The method setup is also explained in a guideline from Thermo:
"Method Setup Guidelines: QuanDirect: A simplified approach to fast and accurate, high throughput targeted MS2 quantitation using internal standards"
You can view it on the Planet Orbitrap website here:
http://planetorbitrap.com/library?t=QTIyNDllODg0OWE1NWYzYw%3D%3D&keywords=A2249#tab:keywords

Many thanks,
Markus

 
Matt Chambers responded:  2019-12-03 09:50

Brendan,

I think scan range is more discriminating here (in general) than mass analyzer. There are 2 issues though:

  1. If it's not already doing so, then Skyline should not take an intensity value from a scan if the m/z it's looking for is outside the scan range.
  2. Skyline should not aggregate intensities from different mass analyzers in the same chromatogram trace.

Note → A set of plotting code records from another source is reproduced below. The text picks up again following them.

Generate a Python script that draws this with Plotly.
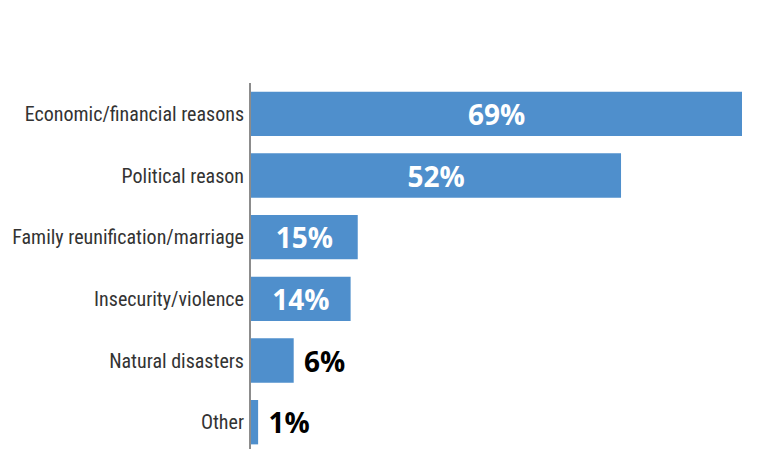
import plotly.graph_objects as go

reasons = ["Economic/financial reasons", "Political reason", "Family reunification/marriage",
           "Insecurity/violence", "Natural disasters", "Other"]
shares = [69, 52, 15, 14, 6, 1]
# big bars get the label inside, small ones outside
positions = ["inside", "inside", "inside", "inside", "outside", "outside"]
labels = [(" " if p == "outside" else "") + f"{v}%" for v, p in zip(shares, positions)]

label_font = "Roboto Condensed, Liberation Sans Narrow, DejaVu Sans Condensed, Roboto, sans-serif"
value_font = "Open Sans, Noto Sans, sans-serif"

fig = go.Figure(go.Bar(
    x=shares, y=reasons, orientation="h",
    marker=dict(color="#4f8fcc", line=dict(width=0)),
    text=labels, textposition=positions,
    insidetextanchor="middle",
    insidetextfont=dict(family=value_font, size=28, color="white", weight="bold"),
    outsidetextfont=dict(family=value_font, size=28, color="black", weight="bold"),
    cliponaxis=False,
))

# page body has an 8px margin, so offsets are 8px less than in the picture
fig.update_layout(
    width=774, height=449,
    margin=dict(l=243, r=40, t=75, b=4),
    paper_bgcolor="white", plot_bgcolor="white",
    bargap=0.28, showlegend=False,
    xaxis=dict(range=[0, 69], visible=False, automargin=False),
    yaxis=dict(range=[5.5, -0.5], showgrid=False, zeroline=False, automargin=False,
               showline=True, linecolor="#8c8c8c", linewidth=2,
               ticks="", ticklabelstandoff=1,
               tickfont=dict(family=label_font, size=20, color="#333333")),
)

fig.write_html("out.html")
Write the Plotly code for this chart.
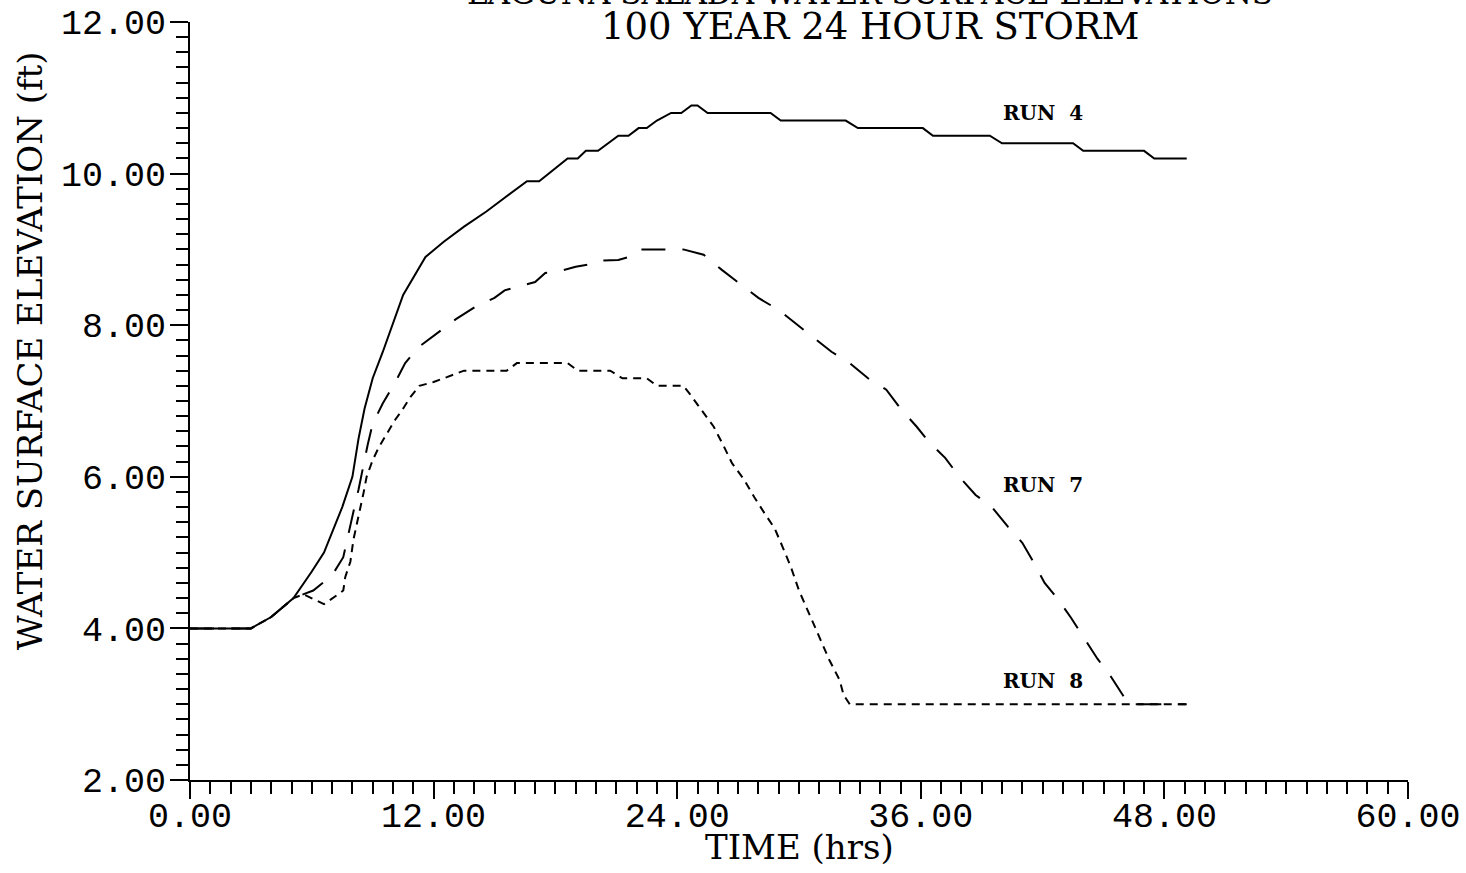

I can't see how #2 could cause the sawtooth pattern happening for all transitions in Markus's plot (because the scan ranges should only cover 1-3 transitions, y1 and possibly b1/b2). So the plot suggests Skyline IS counting these narrow scan ranges as 0 intensities.

#1 should be relatively easy to fix. #2 is more arbitrary. You'll have to decide whether the current analyzer comboboxes should decide which mass analyzer to look at (with the 'centroid' choice being ambiguous and possibly needing further granularity, e.g. maybe refactor centroiding as a checkbox), or we generate multiple chromatograms for each analyzer type, or something else.